Coupling Lattice Instabilities Across the Interface in Ultrathin Oxide Heterostructures

Oxide heterointerfaces constitute a rich platform for realizing novel functionalities in condensed matter. A key aspect is the strong link between structural and electronic properties, which can be modified by interfacing materials with distinct lattice symmetries. Here, we determine the effect of the cubic-tetragonal distortion of SrTiO ₃ on the electronic properties of thin films of SrIrO ₃, a topological crystalline metal hosting a delicate interplay between spin-orbit coupling and electronic correlations.
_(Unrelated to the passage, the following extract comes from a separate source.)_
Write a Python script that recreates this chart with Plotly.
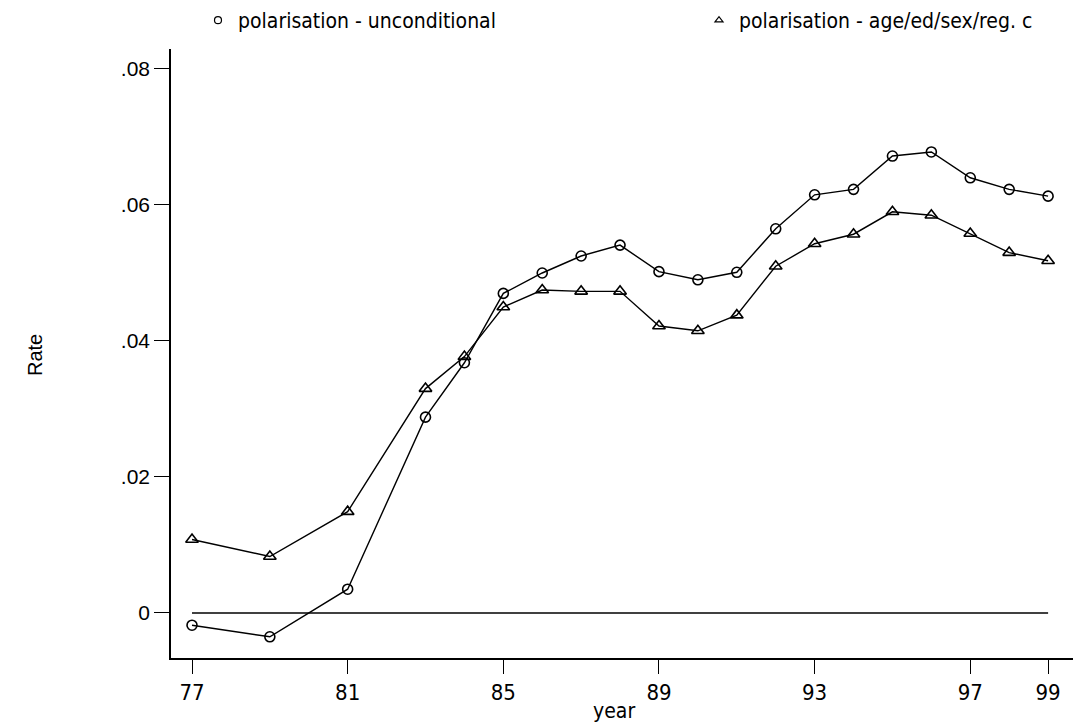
import plotly.graph_objects as go

years = [77, 79, 81, 83, 84, 85, 86, 87, 88, 89, 90, 91, 92, 93, 94, 95, 96, 97, 98, 99]
uncond = [-0.0018, -0.0035, 0.0035, 0.0288, 0.0368, 0.0470, 0.0500, 0.0525, 0.0541, 0.0502,
          0.0490, 0.0501, 0.0565, 0.0615, 0.0623, 0.0672, 0.0678, 0.0640, 0.0623, 0.0613]
cond = [0.0108, 0.0083, 0.0149, 0.0330, 0.0377, 0.0450, 0.0475, 0.0473, 0.0473, 0.0422,
        0.0415, 0.0438, 0.0510, 0.0543, 0.0557, 0.0590, 0.0585, 0.0558, 0.0530, 0.0518]
zero_line = [0, 0]
x_ticks = [77, 81, 85, 89, 93, 97, 99]
y_ticks = [0, 0.02, 0.04, 0.06, 0.08]
y_ticktext = ["0", ".02", ".04", ".06", ".08"]
names = ["polarisation - unconditional", "polarisation - age/ed/sex/reg. c"]

narrow = "Liberation Sans Narrow, DejaVu Sans Condensed, Liberation Sans, Arial, sans-serif"
regular = "Liberation Sans, Arial, sans-serif"

W, H = 1073, 724
L, R, T, B = 171, 0, 49, 66
pw, ph = W - L - R, H - T - B

fig = go.Figure()
fig.add_trace(go.Scatter(x=[years[0], years[-1]], y=zero_line, mode="lines",
                         line=dict(color="black", width=1.6), showlegend=False, hoverinfo="skip"))
fig.add_trace(go.Scatter(x=years, y=uncond, mode="lines+markers", name=names[0],
                         line=dict(color="black", width=1.4),
                         marker=dict(symbol="circle-open", size=10, color="black", line=dict(width=1.6)),
                         showlegend=False))
fig.add_trace(go.Scatter(x=years, y=cond, mode="lines+markers", name=names[1],
                         line=dict(color="black", width=1.4),
                         marker=dict(symbol="triangle-up-open", size=11, color="black", line=dict(width=1.6)),
                         showlegend=False))
# legend-only entries (marker only), each in its own legend box
fig.add_trace(go.Scatter(x=[None], y=[None], mode="markers", name=names[0], legend="legend",
                         marker=dict(symbol="circle-open", size=7, color="black", line=dict(width=1.2))))
fig.add_trace(go.Scatter(x=[None], y=[None], mode="markers", name=names[1], legend="legend2",
                         marker=dict(symbol="triangle-up-open", size=7, color="black", line=dict(width=1.2))))

legend_common = dict(xref="paper", yref="paper", yanchor="middle", xanchor="left",
                     orientation="h",
                     font=dict(family=narrow, size=21), bgcolor="rgba(0,0,0,0)",
                     borderwidth=0, itemclick=False, itemdoubleclick=False)

legend_y = 1 + (T - 20) / ph

fig.update_layout(
    width=W, height=H,
    margin=dict(l=L, r=R, t=T, b=B),
    paper_bgcolor="white", plot_bgcolor="white",
    font=dict(family=narrow, color="black", size=20),
    showlegend=True,
    legend=dict(x=(198 - L) / pw, y=legend_y, **legend_common),
    legend2=dict(x=(699 - L) / pw, y=legend_y, **legend_common),
    xaxis=dict(range=[76.46, 99.64], tickmode="array", tickvals=x_ticks,
               ticktext=[str(v) for v in x_ticks],
               showgrid=False, zeroline=False, showline=True, linecolor="black", linewidth=1.6,
               ticks="outside", ticklen=14, tickwidth=1.4, tickcolor="black",
               tickfont=dict(family=narrow, size=22)),
    yaxis=dict(range=[-0.00662, 0.08294], tickmode="array", tickvals=y_ticks, ticktext=y_ticktext,
               showgrid=False, zeroline=False, showline=True, linecolor="black", linewidth=1.6,
               ticks="outside", ticklen=15, tickwidth=1.4, tickcolor="black",
               tickfont=dict(family=regular, size=21)),
    annotations=[
        dict(text="year", xref="paper", yref="paper", x=(614 - L) / pw, y=(H - B - 711) / ph,
             showarrow=False, xanchor="center", yanchor="middle", font=dict(family=narrow, size=21)),
        dict(text="Rate", xref="paper", yref="paper", x=(35 - L) / pw, y=(H - B - 355) / ph,
             showarrow=False, textangle=-90, xanchor="center", yanchor="middle",
             font=dict(family=regular, size=20)),
    ],
)

fig.write_html("out.html")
We demonstrate that below the transition temperature at 105 K, SrIrO ₃ orthorhombic domains couple directly to tetragonal domains in SrTiO ₃. This forces the in-phase rotational axis to lie in-plane and creates a binary domain structure in the SrIrO ₃ film. The close proximity to the metal–insulator transition in ultrathin SrIrO ₃ causes the individual domains to have strongly anisotropic transport properties, driven by a reduction of bandwidth along the in-phase axis. The strong structure–property relationships in perovskites make these compounds particularly suitable for static and dynamic coupling at interfaces, providing a promising route towards realizing novel functionalities in oxide heterostructures.